Да, «ураган пронесся с его благословения», хотя и в этой пастернаковской формуле есть известная натяжка (ураган благословений не спрашивает, так что это скорее он благословил Ленина, а не наоборот). Да, он попытался воспользоваться русской историей, а она сама воспользовалась им для реставрации византийской империи, — подозреваю, что именно это свело его с ума. Да, русское оказалось сильнее советского, — но это советское по-прежнему кажется мне прорывом из замкнутого круга (я стараюсь не мыслить в категориях «лучше» — «хуже», потому что это слишком по-детски). Выскажусь даже откровеннее: в замкнутых исторических циклах (а мы в этом смысле не одиноки) результаты исторических катаклизмов, будь то закрепощение или либерализация, всегда более или менее одинаковы. Степень их кровавости — тоже. Ценными остаются ощущения, они и есть главный смысл или, выражаясь скромнее, главный результат истории.

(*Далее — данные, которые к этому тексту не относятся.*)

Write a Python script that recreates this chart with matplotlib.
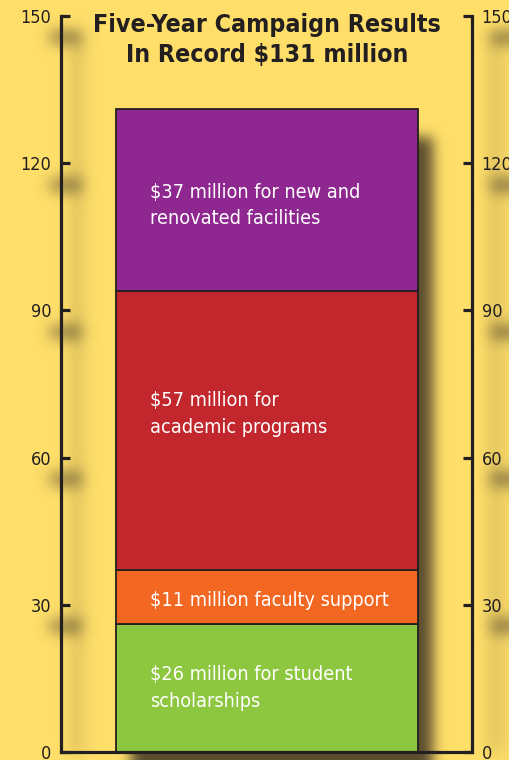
import numpy as np
import matplotlib
matplotlib.use("Agg")
import matplotlib.pyplot as plt

# data
segments = ["scholarships", "faculty", "programs", "facilities"]
amounts = [26, 11, 57, 37]
labels = [
    "$26 million for student\nscholarships",
    "$11 million faculty support",
    "$57 million for\nacademic programs",
    "$37 million for new and\nrenovated facilities",
]
colors = ["#8DC63F", "#F26722", "#C1272D", "#8E278F"]
label_pos = [0.50, 0.45, 0.56, 0.47]  # fraction of segment height
ticks = [0, 30, 60, 90, 120, 150]
title = "Five-Year Campaign Results\nIn Record $131 million"

BG = "#FFDF6A"
INK = "#231F20"
W, H = 510, 760

plt.rcParams["font.family"] = ["DejaVu Sans"]
plt.rcParams["font.stretch"] = "condensed"

fig = plt.figure(figsize=(W / 100, H / 100), dpi=100, facecolor=BG)
ax = fig.add_axes([61 / W, 8 / H, 411 / W, 736 / H])
ax.set_facecolor("none")
ax.set_xlim(0, 1)
ax.set_ylim(0, 150)

bar_x, bar_w = 0.5012, 0.7348
bottoms = np.concatenate([[0], np.cumsum(amounts)[:-1]])
ax.bar([bar_x] * len(amounts), amounts, width=bar_w, bottom=bottoms,
       color=colors, edgecolor=INK, linewidth=1.3, zorder=3)

tx = bar_x - bar_w / 2 + 0.0825
for b, a, lab, f in zip(bottoms, amounts, labels, label_pos):
    ax.text(tx, b + a * f, lab, color="white", fontsize=14.2, ha="left",
            va="center", linespacing=1.5, fontstretch="condensed", zorder=4)

# axes: left/right spines with inward ticks, bottom baseline
ax.spines["top"].set_visible(False)
for s in ["left", "right", "bottom"]:
    ax.spines[s].set_linewidth(2.3)
    ax.spines[s].set_color(INK)
ax.spines["bottom"].set_zorder(5)
ax.set_yticks(ticks)
ax.set_xticks([])
ax.tick_params(axis="y", which="both", direction="in", length=6.5, width=2.3,
               color=INK, labelsize=13, labelcolor=INK, pad=7,
               left=True, right=True, labelleft=True, labelright=True)
for lbl in ax.get_yticklabels(which="both"):
    lbl.set_fontstretch("condensed")

fig.text(267 / W, 1 - 40 / H, title, ha="center", va="center",
         fontsize=17.9, fontweight="bold", fontstretch="condensed",
         color=INK, linespacing=1.35)

# blurred drop shadows in pixel space
to_px = ax.transData.transform
mask_dark = np.zeros((H, W))
mask_soft = np.zeros((H, W))


def add_rect(m, x0, y0, x1, y1, v=1.0):
    # display coords (origin bottom-left) -> array rows from top
    r0, r1 = int(H - max(y0, y1)), int(H - min(y0, y1))
    c0, c1 = int(min(x0, x1)), int(max(x0, x1))
    m[max(r0, 0):min(r1, H), max(c0, 0):min(c1, W)] += v


bx0, by0 = to_px((bar_x - bar_w / 2, 0))
bx1, by1 = to_px((bar_x + bar_w / 2, sum(amounts)))
add_rect(mask_dark, bx0 + 16, by0 - 28, bx1 + 16, by1 - 28)

lx, y_bot = to_px((0, 0))
rx, y_top = to_px((1, 150))
add_rect(mask_soft, lx + 10, y_bot, lx + 22, y_top - 20, 0.35)
add_rect(mask_soft, rx + 18, y_bot, rx + 30, y_top - 20, 0.35)
for t in ticks[1:]:
    ty = to_px((0, t))[1]
    add_rect(mask_soft, lx - 10, ty - 27, lx + 20, ty - 17, 1.3)
    add_rect(mask_soft, rx + 20, ty - 27, rx + 50, ty - 17, 1.3)


def gauss_mat(n, sigma):
    i = np.arange(n)
    g = np.exp(-0.5 * ((i[:, None] - i[None, :]) / sigma) ** 2)
    return g / g.sum(axis=1, keepdims=True)


def blur(m, sigma):
    return gauss_mat(H, sigma) @ m @ gauss_mat(W, sigma).T


alpha = np.clip(0.9 * blur(mask_dark, 6.5) + 0.6 * blur(mask_soft, 7.5), 0, 1)
shadow = np.zeros((H, W, 4))
shadow[..., 0] = 72 / 255
shadow[..., 1] = 60 / 255
shadow[..., 2] = 40 / 255
shadow[..., 3] = alpha
fig.figimage(shadow, xo=0, yo=0, origin="upper", zorder=-1)

fig.savefig("out.png", dpi=100, facecolor=BG)
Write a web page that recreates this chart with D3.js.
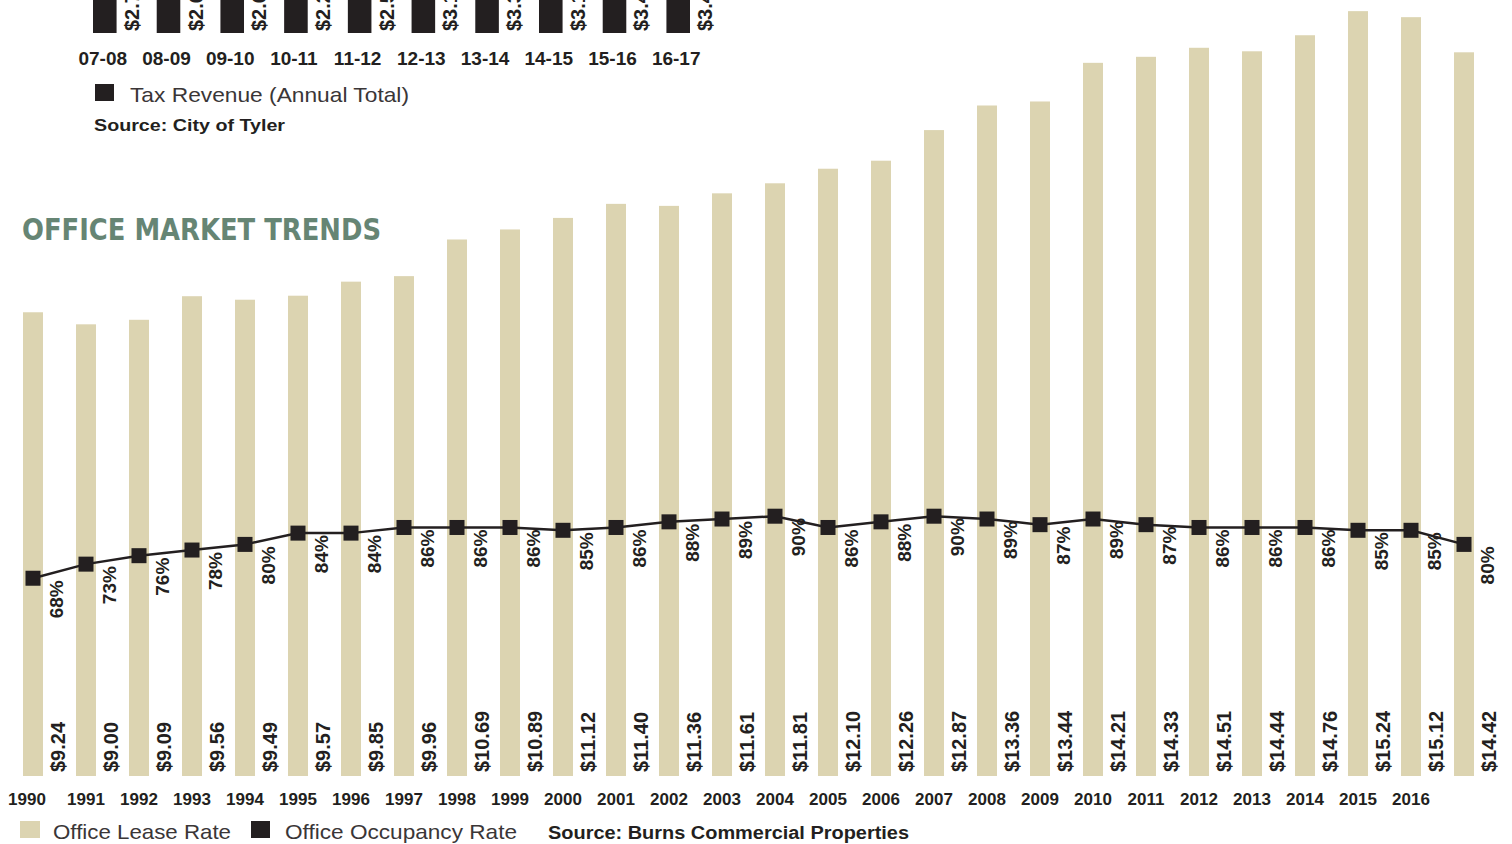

Ощущения большей части населения при Сталине — отвратительны: это либо «радость ножа», как называл это Алесь Адамович, стыдная и оргиастическая радость расправы, восторг расчеловечивания, — либо страх, обессиливающий и удушающий. Ощущения большей части сегодняшнего населения — разочарование, скепсис, тоскливое ожидание худшего при полном сознании своего бессилия, одинаковое презрение к соседям, начальству, прошлому, настоящему и к самим себе. Ощущения большей части населения при Ленине — ни в коем случае не забываю о голоде, холоде, страхе, ненависти, сыпном тифе и прочих радостях разрухи, — все-таки сознание величия эпохи. Азарт коренной переделки мира. Ярость и восторг борьбы — за или против, неважно. «Призвали всеблагие». И потому двадцатые дали великое искусство, а тридцатые — нет. Быть союзником или врагом Ленина одинаково душеполезно: это значит чувствовать силу, ощущать в себе способность влиять на историю, делать, ковать ее, горячую. И не зря многие его враги впоследствии перебегали в стан его союзников (и наоборот, это было особенно заметно в десятые годы, когда он остался почти в полном одиночестве).